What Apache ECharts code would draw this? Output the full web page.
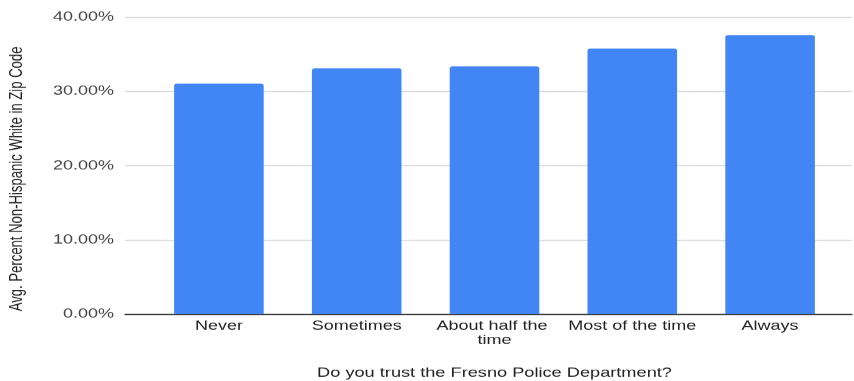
<!DOCTYPE html>
<html>
<head>
<meta charset="utf-8">
<script src="https://cdn.jsdelivr.net/npm/echarts@6/dist/echarts.min.js"></script>
<style>
  html, body { margin: 0; padding: 0; background: #fff; overflow: hidden; width: 854px; height: 381px; }
  /* chart is laid out on a taller canvas and compressed vertically to 381px */
  #chart { width: 854px; height: 535px; transform: scaleY(0.71215); transform-origin: 0 0; }
</style>
</head>
<body>
<div id="chart"></div>
<script>
// Trust in the Fresno Police Department vs. average share of non-Hispanic white residents
const categories = ['Never', 'Sometimes', 'About half the time', 'Most of the time', 'Always'];
const avgPercentWhite = [31.05, 33.12, 33.39, 35.77, 37.61];
const yTicks = { min: 0, max: 40, interval: 10 };

const chart = echarts.init(document.getElementById('chart'), null, { renderer: 'canvas' });
const font = 'Liberation Sans, Arial, sans-serif';
const plotTop = 24.3, plotBottom = 94;

chart.setOption({
  animation: false,
  grid: [
    // frame: gridlines, baseline and value labels span the full width
    { left: 125, right: 2, top: plotTop, bottom: plotBottom, outerBoundsMode: 'none' },
    // bars and category labels sit inside a narrower band
    { left: 150, right: 15, top: plotTop, bottom: plotBottom, outerBoundsMode: 'none' }
  ],
  xAxis: [
    {
      gridIndex: 0, type: 'value', min: 0, max: 1,
      axisLine: { show: true, lineStyle: { color: '#333', width: 1.4 } },
      axisTick: { show: false }, axisLabel: { show: false }, splitLine: { show: false },
      name: 'Do you trust the Fresno Police Department?',
      nameLocation: 'middle',
      nameGap: 74,
      nameTextStyle: { fontFamily: font, fontSize: 18.2, color: '#222', padding: [0, 0, 0, 12] }
    },
    {
      gridIndex: 1, type: 'category', data: categories,
      axisLine: { show: false }, axisTick: { show: false }, splitLine: { show: false },
      axisLabel: {
        fontFamily: font, fontSize: 18, color: '#222', margin: 7,
        width: 138, overflow: 'break', lineHeight: 20, interval: 0
      }
    }
  ],
  yAxis: [
    {
      gridIndex: 0, type: 'value',
      min: yTicks.min, max: yTicks.max, interval: yTicks.interval,
      name: 'Avg. Percent Non-Hispanic White in Zip Code',
      nameLocation: 'middle',
      nameGap: 99,
      nameTextStyle: { fontFamily: font, fontSize: 18.4, color: '#222', padding: [0, 37, 0, 0] },
      axisLine: { show: false }, axisTick: { show: false },
      axisLabel: {
        fontFamily: font, fontSize: 18, color: '#444', margin: 11,
        formatter: v => v.toFixed(2) + '%'
      },
      splitLine: { lineStyle: { color: '#dadada', width: 1.4 } }
    },
    {
      gridIndex: 1, type: 'value',
      min: yTicks.min, max: yTicks.max, interval: yTicks.interval,
      show: false
    }
  ],
  series: [{
    type: 'bar',
    xAxisIndex: 1, yAxisIndex: 1,
    data: avgPercentWhite,
    barCategoryGap: '35%',
    itemStyle: { color: '#4285f4', borderRadius: [3, 3, 0, 0] }
  }]
});
</script>
</body>
</html>
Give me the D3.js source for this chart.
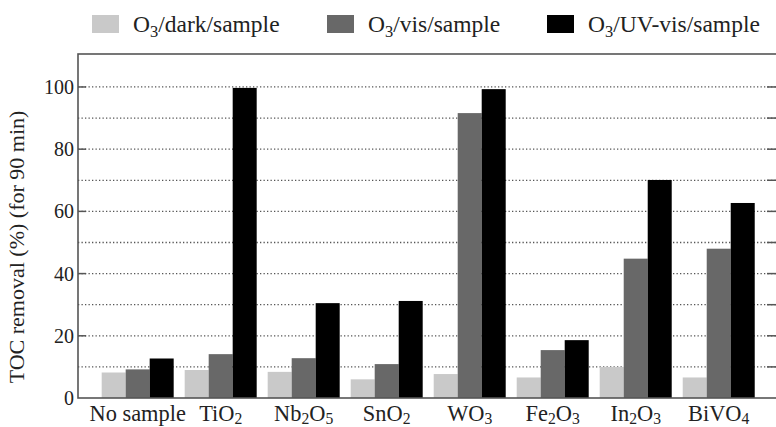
_ _ _ _ _ _ _
**Task brief:**
Reproduce exactly the run of lines that opens the listing and closes with the line holding "const plotTop = 24.3, plotBottom = 94;". Pictures are excluded.

**Answer for this exercise:**
What Apache ECharts code would draw this? Output the full web page.
<!DOCTYPE html>
<html>
<head>
<meta charset="utf-8">
<script src="https://cdn.jsdelivr.net/npm/echarts@6/dist/echarts.min.js"></script>
<style>
  html, body { margin: 0; padding: 0; background: #fff; overflow: hidden; width: 854px; height: 381px; }
  /* chart is laid out on a taller canvas and compressed vertically to 381px */
  #chart { width: 854px; height: 535px; transform: scaleY(0.71215); transform-origin: 0 0; }
</style>
</head>
<body>
<div id="chart"></div>
<script>
// Trust in the Fresno Police Department vs. average share of non-Hispanic white residents
const categories = ['Never', 'Sometimes', 'About half the time', 'Most of the time', 'Always'];
const avgPercentWhite = [31.05, 33.12, 33.39, 35.77, 37.61];
const yTicks = { min: 0, max: 40, interval: 10 };

const chart = echarts.init(document.getElementById('chart'), null, { renderer: 'canvas' });
const font = 'Liberation Sans, Arial, sans-serif';
const plotTop = 24.3, plotBottom = 94;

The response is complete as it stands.